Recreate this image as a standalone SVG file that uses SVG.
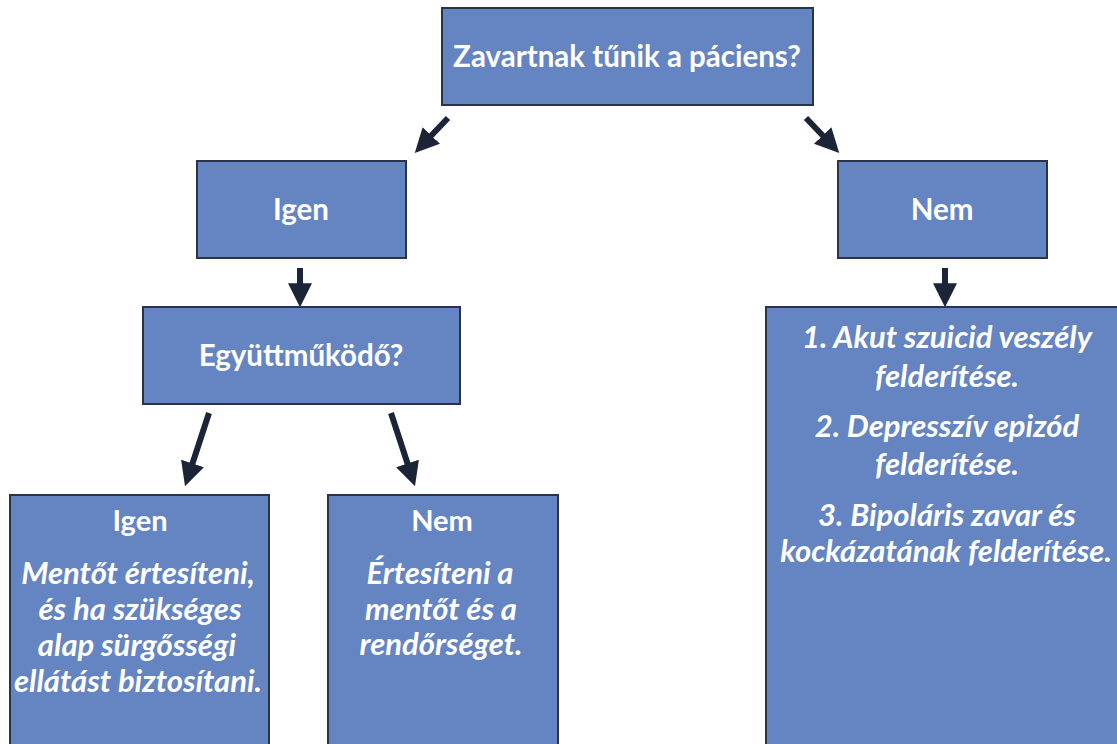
<svg xmlns="http://www.w3.org/2000/svg" width="1117" height="744" viewBox="0 0 1117 744">
  <style>
    .box { fill: #6584c2; stroke: #2a3448; stroke-width: 2; }
    .title { font-family: Lato, "Liberation Sans", sans-serif; font-weight: bold; font-size: 29.5px; fill: #ffffff; text-anchor: middle; }
    .head { font-family: Lato, "Liberation Sans", sans-serif; font-weight: bold; font-size: 29px; fill: #ffffff; text-anchor: middle; }
    .body { font-family: Lato, "Liberation Sans", sans-serif; font-weight: bold; font-style: italic; font-size: 31px; fill: #ffffff; text-anchor: middle; }
    .conn { stroke: #1c2538; stroke-width: 6; fill: none; marker-end: url(#head); }
  </style>
  <defs>
    <marker id="head" viewBox="0 0 10 10" refX="2" refY="5" markerWidth="4" markerHeight="4" orient="auto" markerUnits="strokeWidth">
      <path d="M0,0 L10,5 L0,10 Z" fill="#1c2538"/>
    </marker>
  </defs>

  <g id="connectors">
    <line class="conn" x1="448" y1="118" x2="428" y2="139"/>
    <line class="conn" x1="806" y1="118" x2="826" y2="139"/>
    <line class="conn" x1="300" y1="268" x2="300" y2="288"/>
    <line class="conn" x1="945" y1="268" x2="945" y2="288"/>
    <line class="conn" x1="209" y1="413" x2="191" y2="468"/>
    <line class="conn" x1="391" y1="413" x2="409" y2="468"/>
  </g>

  <g id="n-question">
    <rect class="box" x="442" y="8" width="371" height="97"/>
    <text class="title" x="627" y="67">Zavartnak tűnik a páciens?</text>
  </g>

  <g id="n-igen">
    <rect class="box" x="197" y="161" width="209" height="97"/>
    <text class="title" x="301" y="220">Igen</text>
  </g>

  <g id="n-nem">
    <rect class="box" x="838" y="161" width="209" height="97"/>
    <text class="title" x="942" y="220">Nem</text>
  </g>

  <g id="n-egyuttmukodo">
    <rect class="box" x="143" y="307" width="317" height="97"/>
    <text class="title" x="301" y="366">Együttműködő?</text>
  </g>

  <g id="n-igen-action">
    <rect class="box" x="10" y="495" width="259" height="260"/>
    <text class="head" x="140" y="531">Igen</text>
    <text class="body" x="138" y="584">Mentőt értesíteni,</text>
    <text class="body" x="140" y="620">és ha szükséges</text>
    <text class="body" x="137" y="656">alap sürgősségi</text>
    <text class="body" x="138" y="692">ellátást biztosítani.</text>
  </g>

  <g id="n-nem-action">
    <rect class="box" x="328" y="495" width="230" height="260"/>
    <text class="head" x="442" y="531">Nem</text>
    <text class="body" x="440" y="584">Értesíteni a</text>
    <text class="body" x="441" y="620">mentőt és a</text>
    <text class="body" x="441" y="655">rendőrséget.</text>
  </g>

  <g id="n-assessment">
    <rect class="box" x="766" y="307" width="360" height="450"/>
    <text class="body" x="947" y="348">1. Akut szuicid veszély</text>
    <text class="body" x="947" y="387">felderítése.</text>
    <text class="body" x="947" y="437">2. Depresszív epizód</text>
    <text class="body" x="947" y="475">felderítése.</text>
    <text class="body" x="947" y="526">3. Bipoláris zavar és</text>
    <text class="body" x="946" y="562">kockázatának felderítése.</text>
  </g>
</svg>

## Aim
Repeat the data exactly, without the pictures.

## The result
Recreate this image as a standalone SVG file that uses SVG.
<svg xmlns="http://www.w3.org/2000/svg" width="1117" height="744" viewBox="0 0 1117 744">
  <style>
    .box { fill: #6584c2; stroke: #2a3448; stroke-width: 2; }
    .title { font-family: Lato, "Liberation Sans", sans-serif; font-weight: bold; font-size: 29.5px; fill: #ffffff; text-anchor: middle; }
    .head { font-family: Lato, "Liberation Sans", sans-serif; font-weight: bold; font-size: 29px; fill: #ffffff; text-anchor: middle; }
    .body { font-family: Lato, "Liberation Sans", sans-serif; font-weight: bold; font-style: italic; font-size: 31px; fill: #ffffff; text-anchor: middle; }
    .conn { stroke: #1c2538; stroke-width: 6; fill: none; marker-end: url(#head); }
  </style>
  <defs>
    <marker id="head" viewBox="0 0 10 10" refX="2" refY="5" markerWidth="4" markerHeight="4" orient="auto" markerUnits="strokeWidth">
      <path d="M0,0 L10,5 L0,10 Z" fill="#1c2538"/>
    </marker>
  </defs>

  <g id="connectors">
    <line class="conn" x1="448" y1="118" x2="428" y2="139"/>
    <line class="conn" x1="806" y1="118" x2="826" y2="139"/>
    <line class="conn" x1="300" y1="268" x2="300" y2="288"/>
    <line class="conn" x1="945" y1="268" x2="945" y2="288"/>
    <line class="conn" x1="209" y1="413" x2="191" y2="468"/>
    <line class="conn" x1="391" y1="413" x2="409" y2="468"/>
  </g>

  <g id="n-question">
    <rect class="box" x="442" y="8" width="371" height="97"/>
    <text class="title" x="627" y="67">Zavartnak tűnik a páciens?</text>
  </g>

  <g id="n-igen">
    <rect class="box" x="197" y="161" width="209" height="97"/>
    <text class="title" x="301" y="220">Igen</text>
  </g>

  <g id="n-nem">
    <rect class="box" x="838" y="161" width="209" height="97"/>
    <text class="title" x="942" y="220">Nem</text>
  </g>

  <g id="n-egyuttmukodo">
    <rect class="box" x="143" y="307" width="317" height="97"/>
    <text class="title" x="301" y="366">Együttműködő?</text>
  </g>

  <g id="n-igen-action">
    <rect class="box" x="10" y="495" width="259" height="260"/>
    <text class="head" x="140" y="531">Igen</text>
    <text class="body" x="138" y="584">Mentőt értesíteni,</text>
    <text class="body" x="140" y="620">és ha szükséges</text>
    <text class="body" x="137" y="656">alap sürgősségi</text>
    <text class="body" x="138" y="692">ellátást biztosítani.</text>
  </g>

  <g id="n-nem-action">
    <rect class="box" x="328" y="495" width="230" height="260"/>
    <text class="head" x="442" y="531">Nem</text>
    <text class="body" x="440" y="584">Értesíteni a</text>
    <text class="body" x="441" y="620">mentőt és a</text>
    <text class="body" x="441" y="655">rendőrséget.</text>
  </g>

  <g id="n-assessment">
    <rect class="box" x="766" y="307" width="360" height="450"/>
    <text class="body" x="947" y="348">1. Akut szuicid veszély</text>
    <text class="body" x="947" y="387">felderítése.</text>
    <text class="body" x="947" y="437">2. Depresszív epizód</text>
    <text class="body" x="947" y="475">felderítése.</text>
    <text class="body" x="947" y="526">3. Bipoláris zavar és</text>
    <text class="body" x="946" y="562">kockázatának felderítése.</text>
  </g>
</svg>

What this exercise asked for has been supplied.